La «huelgona» del 62 supuso el resurgimiento del movimiento obrero, cohesionó a la oposición y reveló la vulnerabilidad del régimen por primera vez desde la guerra civil

Miguel A. Gutierrez / La Nueva España | 4 de abril de 2007

Las noticias que llegaban al palacio del Pardo desde Asturias no eran buenas. La huelga iniciada en el pozo Nicolasa a principios de abril de 1962 -una más entre las protestas aisladas que se producían con relativa frecuencia en la minería- se había extendido de forma frenética e inesperada por toda Asturias y por una parte importante del resto del país. Los números cantaban: 65.000 trabajadores en huelga en Asturias y 300.000 en el conjunto de España en los dos meses que duraron los paros. Los jerarcas del régimen se mostraban inquietos. La situación amenazaba con escapárseles de las manos.

Tenían razones para el desasosiego. La represión inicial se había revelado inútil. Por eso, al estado de excepción decretado por el Consejo de Ministros el 4 de mayo en Asturias, Guipúzcoa y Vizcaya le siguió un cambio de estrategia basada en la negociación. Franco no manda a un interlocutor cualquiera. Envía a un ministro -José Solís, secretario general del Movimiento- para tratar directamente con los mineros, en un hecho inédito hasta entonces. Todas las pretensiones de los huelguistas son atendidas y se inicia un regreso escalonado a los pozos. Sin embargo, el precio de la paz social alcanzada es demasiado alto para el régimen franquista que, por primera vez desde el fin de la guerra civil, se muestra vulnerable.

La «huelgona» del 62 tuvo múltiples efectos colaterales. A la evidente mejora de las condiciones laborales de los mineros (con un aumento salarial que en muchos casos llegó a duplicar los sueldos) hubo que sumar repercusiones políticas de mucho más calado para el país. El conflicto social, en el participaron directamente cristianos de base y algunos sectores del clero, fracturó la hasta entonces inquebrantable entente entre Estado e Iglesia. Los paros y la posterior represión también contribuyeron a cohesionar a la oposición antifranquista, así como a movilizar a buena parte de los intelectuales del país en la denominada «insurrección firmada».
Sin embargo, uno de los efectos más importantes de la huelga iniciada en Asturias fue el resurgimiento del movimiento obrero como forma de resistencia activa contra el orden establecido.
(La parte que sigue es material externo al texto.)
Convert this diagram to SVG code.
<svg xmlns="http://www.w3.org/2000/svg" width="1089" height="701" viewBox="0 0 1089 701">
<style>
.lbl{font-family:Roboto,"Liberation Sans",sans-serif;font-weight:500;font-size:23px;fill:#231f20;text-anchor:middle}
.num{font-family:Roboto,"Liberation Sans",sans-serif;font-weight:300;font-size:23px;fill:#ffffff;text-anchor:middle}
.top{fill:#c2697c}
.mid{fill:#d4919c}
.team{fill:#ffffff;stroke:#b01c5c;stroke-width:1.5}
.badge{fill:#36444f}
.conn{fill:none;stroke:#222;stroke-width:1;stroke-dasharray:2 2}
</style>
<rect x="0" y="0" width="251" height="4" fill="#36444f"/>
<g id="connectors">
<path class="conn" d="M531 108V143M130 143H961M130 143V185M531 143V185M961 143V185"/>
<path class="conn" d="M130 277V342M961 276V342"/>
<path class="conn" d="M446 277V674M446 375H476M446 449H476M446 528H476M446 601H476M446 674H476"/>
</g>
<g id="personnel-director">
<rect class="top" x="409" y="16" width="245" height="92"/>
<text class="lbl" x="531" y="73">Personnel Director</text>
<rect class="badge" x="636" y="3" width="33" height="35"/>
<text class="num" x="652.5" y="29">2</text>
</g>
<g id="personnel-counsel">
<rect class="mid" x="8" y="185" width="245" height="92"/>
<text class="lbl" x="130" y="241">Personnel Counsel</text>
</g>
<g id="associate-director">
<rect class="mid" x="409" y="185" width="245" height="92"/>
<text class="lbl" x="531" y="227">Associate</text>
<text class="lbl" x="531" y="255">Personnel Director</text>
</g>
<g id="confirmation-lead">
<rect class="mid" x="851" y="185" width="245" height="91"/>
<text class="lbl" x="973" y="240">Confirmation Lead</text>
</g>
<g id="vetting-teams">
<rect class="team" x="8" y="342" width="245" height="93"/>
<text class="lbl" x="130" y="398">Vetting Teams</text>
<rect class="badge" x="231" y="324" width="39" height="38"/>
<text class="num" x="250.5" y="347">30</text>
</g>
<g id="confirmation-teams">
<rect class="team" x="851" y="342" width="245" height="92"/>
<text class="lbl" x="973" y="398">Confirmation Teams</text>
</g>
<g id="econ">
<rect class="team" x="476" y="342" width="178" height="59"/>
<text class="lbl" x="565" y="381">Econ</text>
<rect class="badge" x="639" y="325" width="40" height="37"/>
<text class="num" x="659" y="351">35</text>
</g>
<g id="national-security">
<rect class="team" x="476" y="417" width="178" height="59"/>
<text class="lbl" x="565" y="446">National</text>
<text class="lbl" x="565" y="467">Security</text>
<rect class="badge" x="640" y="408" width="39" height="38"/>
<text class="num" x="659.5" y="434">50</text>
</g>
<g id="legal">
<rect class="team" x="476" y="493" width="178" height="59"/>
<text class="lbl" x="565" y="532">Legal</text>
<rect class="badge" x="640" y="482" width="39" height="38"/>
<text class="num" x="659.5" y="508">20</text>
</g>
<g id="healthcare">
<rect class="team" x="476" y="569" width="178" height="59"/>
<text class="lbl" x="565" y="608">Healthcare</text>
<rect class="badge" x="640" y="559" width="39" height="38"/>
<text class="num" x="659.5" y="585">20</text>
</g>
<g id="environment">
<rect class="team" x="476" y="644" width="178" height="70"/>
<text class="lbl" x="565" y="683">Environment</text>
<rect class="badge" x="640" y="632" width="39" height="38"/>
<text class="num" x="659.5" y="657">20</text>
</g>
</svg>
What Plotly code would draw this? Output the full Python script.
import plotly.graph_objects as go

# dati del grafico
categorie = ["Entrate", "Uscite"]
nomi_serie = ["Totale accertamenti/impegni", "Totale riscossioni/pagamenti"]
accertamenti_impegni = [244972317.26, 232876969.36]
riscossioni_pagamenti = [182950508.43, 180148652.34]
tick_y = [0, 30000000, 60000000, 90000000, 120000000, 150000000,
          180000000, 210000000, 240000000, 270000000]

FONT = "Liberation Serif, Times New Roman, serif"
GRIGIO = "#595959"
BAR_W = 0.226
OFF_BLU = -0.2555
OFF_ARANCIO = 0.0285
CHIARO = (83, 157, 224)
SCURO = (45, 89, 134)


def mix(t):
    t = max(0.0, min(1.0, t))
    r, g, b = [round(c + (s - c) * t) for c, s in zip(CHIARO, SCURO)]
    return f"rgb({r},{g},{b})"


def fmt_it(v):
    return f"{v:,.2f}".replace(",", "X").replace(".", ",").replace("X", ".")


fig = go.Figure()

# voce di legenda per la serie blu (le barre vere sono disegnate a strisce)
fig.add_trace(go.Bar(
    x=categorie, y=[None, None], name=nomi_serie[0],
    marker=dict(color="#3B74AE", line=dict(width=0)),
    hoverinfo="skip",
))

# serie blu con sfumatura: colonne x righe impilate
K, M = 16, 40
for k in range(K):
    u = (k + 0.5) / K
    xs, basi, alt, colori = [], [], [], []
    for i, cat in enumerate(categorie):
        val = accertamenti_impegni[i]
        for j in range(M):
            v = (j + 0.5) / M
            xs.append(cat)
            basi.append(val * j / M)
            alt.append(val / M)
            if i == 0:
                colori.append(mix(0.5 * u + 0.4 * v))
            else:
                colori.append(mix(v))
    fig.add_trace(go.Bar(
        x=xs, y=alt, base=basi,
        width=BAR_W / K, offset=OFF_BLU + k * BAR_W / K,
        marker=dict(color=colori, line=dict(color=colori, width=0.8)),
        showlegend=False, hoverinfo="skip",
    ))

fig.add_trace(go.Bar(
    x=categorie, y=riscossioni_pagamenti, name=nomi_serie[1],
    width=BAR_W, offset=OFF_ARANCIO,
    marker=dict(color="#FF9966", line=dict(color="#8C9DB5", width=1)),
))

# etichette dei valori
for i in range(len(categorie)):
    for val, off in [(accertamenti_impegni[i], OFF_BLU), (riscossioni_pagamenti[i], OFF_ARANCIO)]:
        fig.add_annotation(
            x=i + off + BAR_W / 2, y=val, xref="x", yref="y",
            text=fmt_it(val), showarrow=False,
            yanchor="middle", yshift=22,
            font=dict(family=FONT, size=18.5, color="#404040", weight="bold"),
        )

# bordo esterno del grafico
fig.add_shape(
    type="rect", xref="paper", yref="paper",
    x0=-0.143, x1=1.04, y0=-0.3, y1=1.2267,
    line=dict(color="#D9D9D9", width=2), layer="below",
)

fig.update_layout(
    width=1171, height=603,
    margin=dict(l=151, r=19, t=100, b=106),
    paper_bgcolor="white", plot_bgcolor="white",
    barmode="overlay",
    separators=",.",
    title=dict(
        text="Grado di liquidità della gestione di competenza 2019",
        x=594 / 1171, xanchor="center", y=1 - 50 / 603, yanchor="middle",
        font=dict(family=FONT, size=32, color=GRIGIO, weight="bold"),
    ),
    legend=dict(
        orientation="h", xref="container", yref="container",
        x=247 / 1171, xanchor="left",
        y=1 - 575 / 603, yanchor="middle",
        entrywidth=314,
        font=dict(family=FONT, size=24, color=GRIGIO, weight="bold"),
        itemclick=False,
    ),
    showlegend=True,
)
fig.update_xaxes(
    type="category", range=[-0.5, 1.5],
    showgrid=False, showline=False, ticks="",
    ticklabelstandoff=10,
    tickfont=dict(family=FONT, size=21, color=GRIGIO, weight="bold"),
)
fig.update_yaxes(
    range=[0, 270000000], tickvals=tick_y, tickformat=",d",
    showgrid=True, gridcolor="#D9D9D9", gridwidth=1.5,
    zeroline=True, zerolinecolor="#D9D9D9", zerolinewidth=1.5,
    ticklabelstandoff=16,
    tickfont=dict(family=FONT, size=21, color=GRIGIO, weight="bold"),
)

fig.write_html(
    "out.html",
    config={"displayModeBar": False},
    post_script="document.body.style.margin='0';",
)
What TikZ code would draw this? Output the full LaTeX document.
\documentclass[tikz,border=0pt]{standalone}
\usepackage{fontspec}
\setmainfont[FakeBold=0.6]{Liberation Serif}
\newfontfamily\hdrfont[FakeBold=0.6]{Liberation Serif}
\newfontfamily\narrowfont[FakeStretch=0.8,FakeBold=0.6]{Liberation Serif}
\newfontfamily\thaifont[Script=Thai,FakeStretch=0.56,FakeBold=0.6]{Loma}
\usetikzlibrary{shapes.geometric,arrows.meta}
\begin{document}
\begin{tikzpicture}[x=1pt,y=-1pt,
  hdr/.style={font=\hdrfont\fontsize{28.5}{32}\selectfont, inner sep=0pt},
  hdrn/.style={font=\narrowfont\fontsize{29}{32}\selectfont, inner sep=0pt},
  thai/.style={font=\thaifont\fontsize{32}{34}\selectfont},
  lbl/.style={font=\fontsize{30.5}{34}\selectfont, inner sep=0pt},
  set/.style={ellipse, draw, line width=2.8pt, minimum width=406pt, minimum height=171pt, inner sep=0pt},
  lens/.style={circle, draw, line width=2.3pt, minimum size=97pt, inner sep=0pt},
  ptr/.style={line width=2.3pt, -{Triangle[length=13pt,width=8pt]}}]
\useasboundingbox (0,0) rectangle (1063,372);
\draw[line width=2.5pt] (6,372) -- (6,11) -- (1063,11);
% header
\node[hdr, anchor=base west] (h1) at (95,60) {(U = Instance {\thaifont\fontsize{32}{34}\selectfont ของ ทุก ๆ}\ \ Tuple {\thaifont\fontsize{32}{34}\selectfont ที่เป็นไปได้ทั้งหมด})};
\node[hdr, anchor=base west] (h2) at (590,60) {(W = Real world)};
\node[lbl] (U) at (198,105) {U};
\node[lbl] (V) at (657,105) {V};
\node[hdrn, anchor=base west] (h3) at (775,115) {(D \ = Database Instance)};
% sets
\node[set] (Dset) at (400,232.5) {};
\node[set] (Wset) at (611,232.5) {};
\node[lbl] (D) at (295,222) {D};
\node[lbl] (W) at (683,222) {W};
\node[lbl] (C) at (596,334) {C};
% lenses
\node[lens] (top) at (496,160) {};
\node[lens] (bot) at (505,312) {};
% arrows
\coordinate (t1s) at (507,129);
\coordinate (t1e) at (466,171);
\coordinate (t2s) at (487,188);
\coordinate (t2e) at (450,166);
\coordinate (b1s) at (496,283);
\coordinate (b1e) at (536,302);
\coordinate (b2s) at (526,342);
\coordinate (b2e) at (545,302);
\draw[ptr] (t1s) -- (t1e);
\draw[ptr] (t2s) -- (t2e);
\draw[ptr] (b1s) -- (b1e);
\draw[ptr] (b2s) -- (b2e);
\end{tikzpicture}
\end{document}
El propio Stalin había aconsejado a los dirigentes comunistas en el exilio que debían orientar los esfuerzos a combatir el régimen «desde dentro». Ese renacimiento sindical se plasmó en la eclosión de una nueva generación de dirigentes, la consolidación de las comisiones obreras y la sentencia definitiva del Sindicato Vertical, arrinconado por el propio régimen, que optó por negociar directamente con los representantes de los huelguistas ante la necesidad de contar con un interlocutor válido.
La huelga también destapó las contradicciones del régimen y la lucha de poder entre la Falange y los tecnócratas ligados al Opus Dei, que habían introducido el plan de estabilización y medidas de racionalización económica que incluían la congelación de salarios, la apertura al exterior y, en definitiva, la superación del período autárquico. En ese clima, Solís -enviado de Franco conocido como la «sonrisa del régimen»- trató de ganarse con sus concesiones el beneplácito de los mineros, para obtener así una victoria política y recuperar el terreno perdido por la Falange en los órganos de poder franquistas.

En lo que casi todos los historiadores coinciden es en que la «huelgona» del 62 marcó un hito en el devenir de la Historia reciente de España que puso en jaque a las estructuras del régimen. Así lo explica Francisco Palacios, profesor de Historia, para quien los paros de 1962 supusieron «una fractura» para los cimientos del régimen, así como «gran descrédito a nivel internacional».